Wall Street Outlook: Jobs Data and Fed Rate Bets to Test US Rally

As Wall Street enters the second half of 2026, investors are bracing for a period of heightened volatility following a strong start to the year. While the S&P 500 is on track to post gains of over 7% for the first half, upcoming employment data and shifting monetary policy expectations are set to challenge current market valuations.

The Jobs Report: A Double-Edged Sword for Markets

The primary catalyst for market movement this week is the June non-farm payrolls report. Economists polled by Reuters expect the US economy to have added approximately 110,000 jobs in June, a significant deceleration from the 172,000 jobs added in May.

However, the reaction to this data remains a major concern for traders. If the employment numbers come in unexpectedly strong, markets may interpret it as a sign of an overheating economy rather than economic strength. Such a scenario could force the Federal Reserve to maintain a hawkish stance, increasing the risk of interest rate hikes. Currently, Fed funds futures imply better-than-even odds of a rate hike by September, especially as consumer inflation has crossed the 4% threshold—well above the Fed's 2% target—driven by rising energy costs.

AI and Semiconductor Volatility

While macroeconomic data looms large, the technical leadership of the market continues to rest on the shoulders of the technology sector. The Philadelphia Semiconductor Index has seen a massive surge of about 85% since its late-March low, but recent weeks have seen a retreat as investors question whether the AI-driven rally has become overextended.

Despite strong quarterly earnings from players like Micron Technology providing some support, the Nasdaq Composite recently ended a week down more than 4%. The central question for institutional investors is whether higher interest rates will eventually threaten the cyclical and volatile semiconductor-led leadership that has defined the market's recent performance.

Geopolitical Risks and Inflationary Pressures

Beyond domestic policy, global tensions continue to influence market sentiment through the energy complex. Crude oil prices have eased to around USD 70 a barrel from nearly USD 100 a month ago following a ceasefire in the Middle East.

Investors are closely monitoring the "staying power" of this truce, as any breakdown in peace could cause oil prices to spike, further fueling inflation and complicating the Federal Reserve's path toward easing monetary policy.

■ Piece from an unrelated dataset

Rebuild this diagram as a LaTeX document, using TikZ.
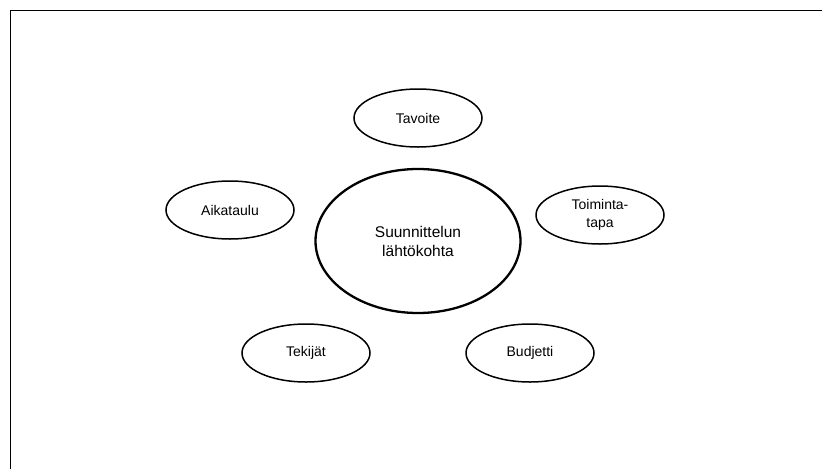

With the broader second-quarter earnings season set to begin in July, marked by companies like Nike, the market is entering a complex phase where geopolitical stability, labor market health, and tech valuations will collide.

Key Takeaways

  • Employment Sensitivity: Investors are wary that a "too strong" jobs report could trigger fears of further interest rate hikes by the Federal Reserve.
  • Tech Sector Fragility: Massive gains in semiconductor stocks are facing scrutiny as investors weigh AI potential against the risks of higher interest rates.
  • Inflation Drivers: With consumer inflation above 4%, the stability of Middle East peace and its impact on crude oil prices remains a critical variable for US inflation trends.